Looking at Enbridge’s future in the region

While Enbridge continues moving forward with the Joint Review Panel process, which will undoubtedly provide answers to some of the numerous questions people have about the project, I just don’t see how this project moves forward - with or without government approval.

While Enbridge continues moving forward with the Joint Review Panel process, which will undoubtedly provide answers to some of the numerous questions people have about the project, I just don’t see how this project moves forward – with or without government approval.

Yes Stephen Harper and the majority Conservative government are supporters of the project in terms of opening new markets to Canadian energy.

But if the rally on Thursday evening proved anything it is this: People in the northwest, where the project poses the most risk, are not only extremely passionate about stopping this project but there is perhaps nothing in the past several years that has united the people than this proposed pipeline.

People chartered busses or drove hundreds of kilometres to participate in the protest, not a small feat given that it took place during the work week, and First Nations from throughout the region banded together to say “we will not let this happen”.  And it would be easier to dismiss the protest as nothing more than environmentalist posturing were it not for the wide variety of people in attendance.
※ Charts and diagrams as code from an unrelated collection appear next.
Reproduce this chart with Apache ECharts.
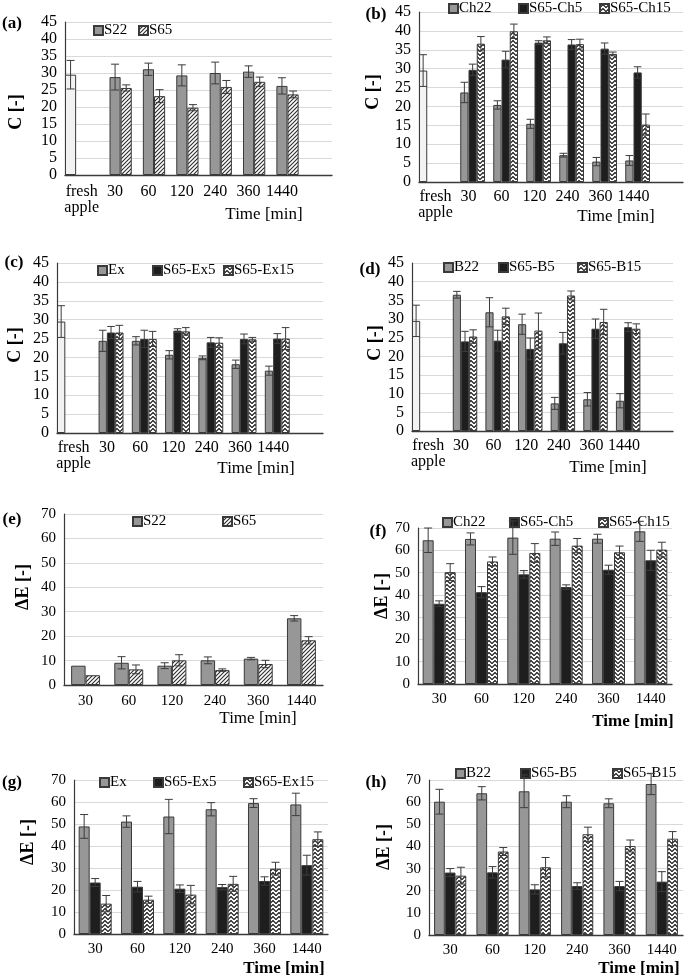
<!DOCTYPE html>
<html><head><meta charset="utf-8">
<script src="https://cdn.jsdelivr.net/npm/echarts@6/dist/echarts.min.js"></script>
<style>html,body{margin:0;padding:0;background:#fff}#c{width:685px;height:980px}</style>
</head><body><div id="c"></div><script>
// ---------- data ----------
const catsFresh = ['fresh\napple','30','60','120','240','360','1440',''];
const catsTime = ['30','60','120','240','360','1440'];
const freshVal = [29.5];
const freshErr = [4.2];

const aS22 = [28.8,31.1,29.3,30.0,30.4,26.2];
const aS22Err = [3.8,1.8,3.1,3.2,1.7,2.4];
const aS65 = [25.6,23.2,19.8,25.9,27.4,23.7];
const aS65Err = [0.9,1.9,0.9,1.9,1.4,1.0];

const bCh22 = [23.7,20.4,15.4,7.1,5.4,5.7];
const bCh22Err = [2.7,1.1,1.2,0.5,1.1,1.3];
const bCh5 = [29.7,32.4,36.9,36.4,35.3,29.0];
const bCh5Err = [1.5,2.2,0.5,1.3,1.5,1.5];
const bCh15 = [36.6,39.9,37.5,36.5,33.9,15.2];
const bCh15Err = [1.9,1.9,0.9,1.3,0.5,2.8];

const cEx = [24.4,24.4,20.7,19.9,18.2,16.5];
const cExErr = [2.8,1.1,1.1,0.5,1.1,1.2];
const cEx5 = [26.6,24.9,27.1,24.0,24.9,25.0];
const cEx5Err = [1.6,2.3,0.5,1.3,1.3,1.3];
const cEx15 = [26.6,24.9,26.9,23.9,24.8,25.0];
const cEx15Err = [1.9,2.0,1.0,1.3,0.5,2.9];

const dB22 = [36.5,31.8,28.6,7.4,8.5,8.1];
const dB22Err = [0.9,3.9,2.7,1.6,1.8,1.9];
const dB5 = [24.0,24.2,22.0,23.5,27.4,27.8];
const dB5Err = [2.7,2.8,2.9,2.9,2.6,1.2];
const dB15 = [25.3,30.7,26.9,36.3,29.2,27.4];
const dB15Err = [1.8,2.2,4.7,1.2,3.4,1.3];

const eS22 = [7.9,9.1,7.9,10.1,10.8,27.3];
const eS22Err = [0,2.5,1.2,1.4,0.5,1.1];
const eS65 = [4.0,6.4,10.1,6.1,8.6,18.3];
const eS65Err = [0,1.8,2.3,0.5,1.5,1.5];

const fCh22 = [64.5,65.1,65.7,65.2,65.2,68.5];
const fCh22Err = [5.5,2.7,7.5,3.0,2.0,4.5];
const fCh5 = [36.0,41.2,49.2,43.5,51.3,55.5];
const fCh5Err = [1.3,2.5,1.7,1.0,2.0,4.5];
const fCh15 = [50.2,55.0,58.8,62.1,59.1,60.3];
const fCh15Err = [3.8,2.0,4.2,3.2,2.8,3.3];

const gEx = [48.9,51.1,53.4,56.7,59.5,58.9];
const gExErr = [5.4,2.6,7.8,3.0,2.0,5.1];
const gEx5 = [23.4,21.5,20.6,21.3,24.1,31.3];
const gEx5Err = [1.8,2.4,1.7,1.2,1.9,4.5];
const gEx15 = [13.8,15.6,17.9,22.8,29.7,43.1];
const gEx15Err = [3.7,1.6,4.2,3.4,2.9,3.3];

const hB22 = [60.2,64.0,64.9,60.2,59.5,68.2];
const hB22Err = [5.6,3.0,7.4,2.7,2.0,4.8];
const hB5 = [28.2,28.3,20.6,22.1,22.1,24.1];
const hB5Err = [1.8,2.6,2.1,1.5,2.1,4.5];
const hB15 = [26.8,37.7,30.6,45.5,40.2,43.5];
const hB15Err = [3.8,1.8,4.4,3.2,2.7,3.2];

// ---------- styles ----------
const F = '"Liberation Serif","Times New Roman",serif';
function hatchCanvas(){
  const c=document.createElement('canvas'); c.width=4; c.height=4;
  const x=c.getContext('2d'); x.fillStyle='#fff'; x.fillRect(0,0,4,4);
  x.strokeStyle='#2a2a2a'; x.lineWidth=1.1;
  x.beginPath(); x.moveTo(-1,5); x.lineTo(5,-1); x.stroke();
  x.beginPath(); x.moveTo(-1,1); x.lineTo(1,-1); x.stroke();
  x.beginPath(); x.moveTo(3,5); x.lineTo(5,3); x.stroke();
  return c;
}
function zigCanvas(){
  const c=document.createElement('canvas'); c.width=6; c.height=4;
  const x=c.getContext('2d'); x.fillStyle='#fff'; x.fillRect(0,0,6,4);
  x.strokeStyle='#1a1a1a'; x.lineWidth=1.2;
  x.beginPath(); x.moveTo(-1,4.5); x.lineTo(0,3.5); x.lineTo(3,0.5); x.lineTo(6,3.5); x.lineTo(7,4.5); x.stroke();
  return c;
}
const STY = {
  fresh:{color:'#f2f2f2'},
  gray:{color:'#979797'},
  black:{color:'#1e1e1e'},
  hatch:{color:{image:hatchCanvas(), repeat:'repeat'}},
  zig:{color:{image:zigCanvas(), repeat:'repeat'}}
};

// ---------- panel layout ----------
const panels = [
 {grid:{left:65,top:22,width:267,height:153}, fresh:true, yMax:45, yInt:5, gap:0, fs:15, xMargin:9,
  series:[{name:'S22',vals:aS22,errs:aS22Err,st:'gray'},{name:'S65',vals:aS65,errs:aS65Err,st:'hatch'}],
  legX:[93,138], legY:31, yName:'C [-]', yNamePos:[16,112], timePos:[264,215], bold:false, label:'(a)', labelPos:[12,24]},
 {grid:{left:419,top:12,width:264,height:170}, fresh:true, yMax:45, yInt:5, gap:0, fs:15, xMargin:7,
  series:[{name:'Ch22',vals:bCh22,errs:bCh22Err,st:'gray'},{name:'S65-Ch5',vals:bCh5,errs:bCh5Err,st:'black'},{name:'S65-Ch15',vals:bCh15,errs:bCh15Err,st:'zig'}],
  legX:[448,518,599], legY:9, yName:'C [-]', yNamePos:[373,92], timePos:[616,217], bold:false, label:'(b)', labelPos:[376,15]},
 {grid:{left:57,top:263,width:266,height:170}, fresh:true, yMax:45, yInt:5, gap:0, fs:15, xMargin:7,
  series:[{name:'Ex',vals:cEx,errs:cExErr,st:'gray'},{name:'S65-Ex5',vals:cEx5,errs:cEx5Err,st:'black'},{name:'S65-Ex15',vals:cEx15,errs:cEx15Err,st:'zig'}],
  legX:[97,152,223], legY:271, yName:'C [-]', yNamePos:[15,345], timePos:[256,469], bold:false, label:'(c)', labelPos:[14,263]},
 {grid:{left:412,top:263,width:261,height:168}, fresh:true, yMax:45, yInt:5, gap:0, fs:15, xMargin:7,
  series:[{name:'B22',vals:dB22,errs:dB22Err,st:'gray'},{name:'S65-B5',vals:dB5,errs:dB5Err,st:'black'},{name:'S65-B15',vals:dB15,errs:dB15Err,st:'zig'}],
  legX:[443,498,577], legY:268, yName:'C [-]', yNamePos:[375,343], timePos:[608,468], bold:false, label:'(d)', labelPos:[370,270]},
 {grid:{left:64,top:514,width:259,height:171}, fresh:false, yMax:70, yInt:10, gap:0.33, fs:14, xMargin:8,
  series:[{name:'S22',vals:eS22,errs:eS22Err,st:'gray'},{name:'S65',vals:eS65,errs:eS65Err,st:'hatch'}],
  legX:[132,222], legY:522, yName:'ΔE [-]', yNamePos:[23,587], timePos:[258,719], bold:false, label:'(e)', labelPos:[12,520]},
 {grid:{left:418,top:528,width:254,height:156}, fresh:false, yMax:70, yInt:10, gap:0.22, fs:14, xMargin:7,
  series:[{name:'Ch22',vals:fCh22,errs:fCh22Err,st:'gray'},{name:'S65-Ch5',vals:fCh5,errs:fCh5Err,st:'black'},{name:'S65-Ch15',vals:fCh15,errs:fCh15Err,st:'zig'}],
  legX:[442,509,598], legY:523, yName:'ΔE [-]', yNamePos:[382,596], timePos:[633,722], bold:true, label:'(f)', labelPos:[378,532]},
 {grid:{left:74,top:780,width:254,height:154}, fresh:false, yMax:70, yInt:10, gap:0.22, fs:14, xMargin:7,
  series:[{name:'Ex',vals:gEx,errs:gExErr,st:'gray'},{name:'S65-Ex5',vals:gEx5,errs:gEx5Err,st:'black'},{name:'S65-Ex15',vals:gEx15,errs:gEx15Err,st:'zig'}],
  legX:[99,153,243], legY:783, yName:'ΔE [-]', yNamePos:[28,842], timePos:[284,969], bold:true, label:'(g)', labelPos:[12,783]},
 {grid:{left:429,top:780,width:254,height:155}, fresh:false, yMax:70, yInt:10, gap:0.24, fs:14, xMargin:7,
  series:[{name:'B22',vals:hB22,errs:hB22Err,st:'gray'},{name:'S65-B5',vals:hB5,errs:hB5Err,st:'black'},{name:'S65-B15',vals:hB15,errs:hB15Err,st:'zig'}],
  legX:[455,520,612], legY:774, yName:'ΔE [-]', yNamePos:[384,847], timePos:[639,969], bold:true, label:'(h)', labelPos:[376,783]}
];

// ---------- build option ----------
const grid=[], xAxis=[], yAxis=[], series=[], legend=[], graphic=[];
function errRender(nSlots, slot, gap){
  return function(params, api){
    const ci=api.value(0), v=api.value(1), e=api.value(2);
    if(!e) return null;
    const c=api.coord([ci,v]);
    const catW=api.size([1,0])[0];
    const total=catW*(1-gap);
    const bw=total/nSlots;
    const x=c[0]-total/2+(slot+0.5)*bw;
    const yHi=api.coord([ci,v+e])[1], yLo=api.coord([ci,v-e])[1];
    const cw=Math.min(4, bw*0.4+0.5);
    const st={stroke:'#3c3c3c', lineWidth:1};
    return {type:'group', children:[
      {type:'line', shape:{x1:x,y1:yHi,x2:x,y2:yLo}, style:st},
      {type:'line', shape:{x1:x-cw,y1:yHi,x2:x+cw,y2:yHi}, style:st},
      {type:'line', shape:{x1:x-cw,y1:yLo,x2:x+cw,y2:yLo}, style:st}
    ]};
  };
}
panels.forEach((p,i)=>{
  grid.push(Object.assign({containLabel:false}, p.grid));
  xAxis.push({gridIndex:i, type:'category', data:p.fresh?catsFresh:catsTime,
    axisLine:{lineStyle:{color:'#3a3a3a', width:1.3}}, axisTick:{show:false},
    splitLine:{show:false},
    axisLabel:{interval:0, fontFamily:F, fontSize:p.fs+1, color:'#000', margin:p.xMargin, lineHeight:16}});
  yAxis.push({gridIndex:i, type:'value', min:0, max:p.yMax, interval:p.yInt,
    axisLine:{show:true, lineStyle:{color:'#3a3a3a', width:1.2}}, axisTick:{show:false},
    axisLabel:{fontFamily:F, fontSize:p.fs+1, color:'#000', margin:8},
    splitLine:{show:true, lineStyle:{color:'#d9d9d9', width:1}}});
  const nSlots = p.series.length + (p.fresh?1:0);
  const off = p.fresh?1:0;
  const barBase = {type:'bar', xAxisIndex:i, yAxisIndex:i, barGap:'0%', barCategoryGap:(p.gap*100)+'%',
    animation:false, silent:true};
  if(p.fresh){
    const d = catsFresh.map((_,k)=> k===0 ? freshVal[0] : null);
    series.push(Object.assign({}, barBase, {name:'fresh apple', data:d,
      itemStyle:Object.assign({borderColor:'#3a3a3a', borderWidth:1}, STY.fresh)}));
  }
  p.series.forEach(s=>{
    const d = p.fresh ? [null].concat(s.vals, [null]) : s.vals.slice();
    series.push(Object.assign({}, barBase, {name:s.name, data:d,
      itemStyle:Object.assign({borderColor:'#3a3a3a', borderWidth:1}, STY[s.st])}));
  });
  if(p.fresh){
    series.push({type:'custom', name:'err-fresh-'+i, xAxisIndex:i, yAxisIndex:i, clip:false, z:5, silent:true, animation:false,
      renderItem:errRender(nSlots,0,p.gap), data:[[0, freshVal[0], freshErr[0]]]});
  }
  p.series.forEach((s,si)=>{
    series.push({type:'custom', name:'err-'+i+'-'+si, xAxisIndex:i, yAxisIndex:i, clip:false, z:5, silent:true, animation:false,
      renderItem:errRender(nSlots, si+off, p.gap),
      data:s.vals.map((v,k)=>[k+off, v, s.errs[k]])});
  });
  p.series.forEach((s,si)=>{
    legend.push({data:[s.name], left:p.legX[si], top:p.legY-8, padding:0, itemWidth:9, itemHeight:9,
      icon:'rect', selectedMode:false, itemGap:0,
      textStyle:{fontFamily:F, fontSize:15, color:'#000', padding:[0,0,0,-4]}});
  });
  graphic.push({type:'text', x:p.yNamePos[0], y:p.yNamePos[1], rotation:Math.PI/2,
    style:{text:p.yName, font:'bold 18px '+F, fill:'#000', textAlign:'center', textVerticalAlign:'middle', align:'center', verticalAlign:'middle'}});
  graphic.push({type:'text', x:p.timePos[0], y:p.timePos[1],
    style:{text:'Time [min]', font:(p.bold?'bold ':'')+'17px '+F, fill:'#000', textAlign:'center', textVerticalAlign:'middle', align:'center', verticalAlign:'middle'}});
  graphic.push({type:'text', x:p.labelPos[0], y:p.labelPos[1],
    style:{text:p.label, font:'bold 17px '+F, fill:'#000', textAlign:'center', textVerticalAlign:'middle', align:'center', verticalAlign:'middle'}});
});

const chart = echarts.init(document.getElementById('c'), null, {renderer:'canvas'});
chart.setOption({animation:false, backgroundColor:'#fff', grid, xAxis, yAxis, series, legend, graphic, tooltip:{show:false}});
</script></body></html>
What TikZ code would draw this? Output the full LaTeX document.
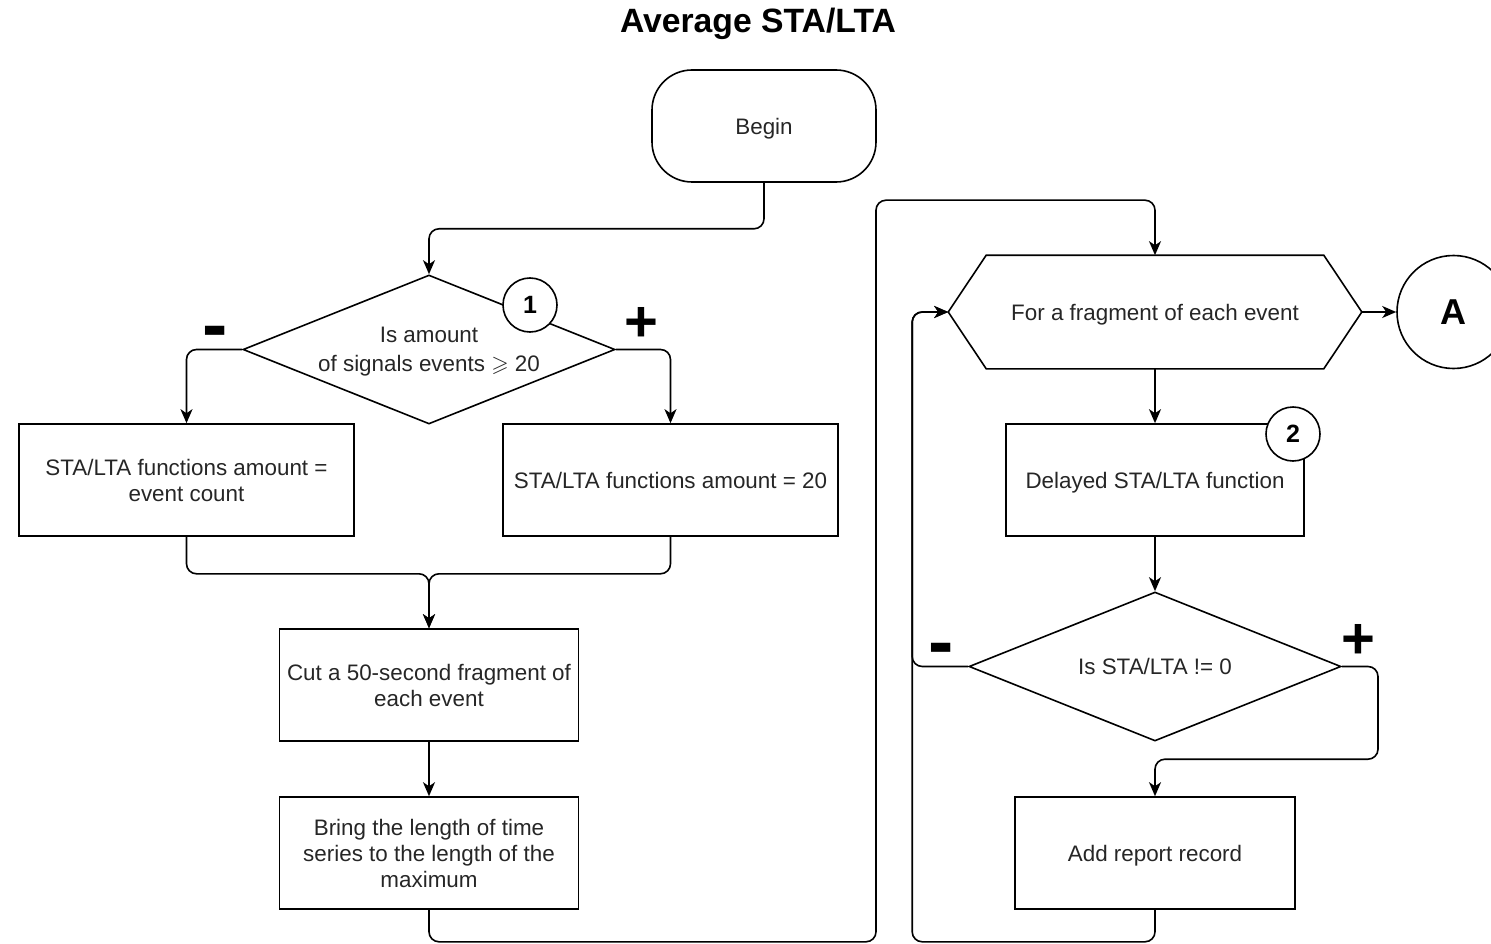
\documentclass[tikz,border=0pt]{standalone}
\usepackage{fontspec}
\setmainfont{Liberation Sans}
\usepackage{amssymb}
\usetikzlibrary{arrows.meta,shapes.geometric,calc}
\begin{document}
\begin{tikzpicture}[x=1pt,y=-1pt,
  line width=1.6pt,
  txt/.style={font=\fontsize{22.4}{26}\selectfont,text=black!85},
  box/.style={draw,rectangle,minimum width=#1,minimum height=112pt,align=center,inner sep=2pt,txt,text depth=0pt},
  beginbox/.style={draw,rectangle,rounded corners=40pt,minimum width=224pt,minimum height=112pt,txt,text depth=0pt},
  dia/.style={draw,diamond,aspect=2.5,minimum width=372pt,minimum height=149pt,inner sep=0pt,align=center,txt,font=\fontsize{22.4}{29}\selectfont,text depth=0pt},
  marker/.style={draw,circle,fill=white,minimum size=54pt,inner sep=0pt,font=\bfseries\fontsize{25}{30}\selectfont},
  plussign/.style={inner sep=0pt,font=\bfseries\fontsize{58}{60}\selectfont},
  minussign/.style={inner sep=0pt,font=\bfseries\fontsize{76}{76}\selectfont},
  arr/.style={-{Stealth[length=14pt,width=12pt,inset=4pt]}},
  rc/.style={rounded corners=10pt},
]
\useasboundingbox (0,0) rectangle (1491,944);

\node[font=\bfseries\fontsize{33.7}{38}\selectfont] (title) at (758,24) {Average STA/LTA};

\node[beginbox] (begin) at (764,126) {Begin};
\node[dia] (d1) at (429,349.5) {Is amount\\of signals events $\geqslant$ 20};
\node[marker] (m1) at (530,305) {1};
\node[minussign] (n1) at (215,338) {-};
\node[plussign] (p1) at (641,324) {+};

\node[box=335pt] (L) at (186.5,480) {STA/LTA functions amount =\\event count};
\node[box=335pt] (R) at (670.5,480) {STA/LTA functions amount = 20};
\node[box=299pt] (cut) at (429,685) {Cut a 50-second fragment of\\each event};
\node[box=299pt] (bring) at (429,853) {Bring the length of time\\series to the length of the\\maximum};

\node[minimum width=412pt,minimum height=112pt,txt,text depth=0pt] (hex) at (1155,312) {For a fragment of each event};
\draw (hex.west) -- ([xshift=38pt]hex.north west) -- ([xshift=-38pt]hex.north east) -- (hex.east)
  -- ([xshift=-38pt]hex.south east) -- ([xshift=38pt]hex.south west) -- cycle;
\node[draw,circle,minimum size=113pt,inner sep=0pt,font=\bfseries\fontsize{36}{40}\selectfont] (A) at (1453.5,312) {A};

\node[box=298pt] (del) at (1155,480) {Delayed STA/LTA function};
\node[marker] (m2) at (1293,434) {2};
\node[dia] (d2) at (1155,666.5) {Is STA/LTA != 0};
\node[minussign] (n2) at (941,655) {-};
\node[plussign] (p2) at (1358,641) {+};
\node[box=280pt] (add) at (1155,853) {Add report record};

% connectors
\draw[arr] (begin.south) [rc] -- ++(0,46) -| (d1.north) [sharp corners];
\draw[arr] (d1.west) [rc] -| (L.north) [sharp corners];
\draw[arr] (d1.east) [rc] -| (R.north) [sharp corners];
\draw[arr] (L.south) [rc] -- ++(0,37) -| (cut.north) [sharp corners];
\draw[arr] (R.south) [rc] -- ++(0,37) -| (cut.north) [sharp corners];
\draw[arr] (cut.south) -- (bring.north);
\draw[arr] (bring.south) [rc] -- ++(0,32) -- ++(447,0) |- ($(hex.north)+(0,-55)$) -- (hex.north) [sharp corners];
\draw[arr] (hex.east) -- (A.west);
\draw[arr] (hex.south) -- (del.north);
\draw[arr] (del.south) -- (d2.north);
\draw[arr] (d2.west) [rc] -- ++(-56,0) |- (hex.west) [sharp corners];
\draw[arr] (d2.east) [rc] -| ($(add.north)+(223,-37)$) -| (add.north) [sharp corners];
\draw[arr] (add.south) [rc] -- ++(0,32) -| ($(hex.west)+(-36,0)$) -- (hex.west) [sharp corners];
\end{tikzpicture}
\end{document}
Speakers during the event included elementary, high school and college youth, working class people representing a broad spectrum of ages, Hereditary Chiefs, seniors and the elected officials from both the provincial and federal level.

Even if the government grants approval, which is a possibility even in the face of such opposition, don’t expect either residents of the region to just lay down and accept it. In fact, expect the opposition to only increase to make the inevitable no longer viable through the courts or on the ground.

I keep going back to an ad from the 2010 ANT guide quoting different Chiefs indicating they would take whatever means needed to stop the project. The one that really stands out to me is:

“I’m not going to say we’ll be affected because there is no damn way it’s going to happen”.

That quote is attributed to Haida Nation president Guujaaw, who has shown how powerful and effective a united voice and passionate opposition can be when it comes to protecting the land and environment.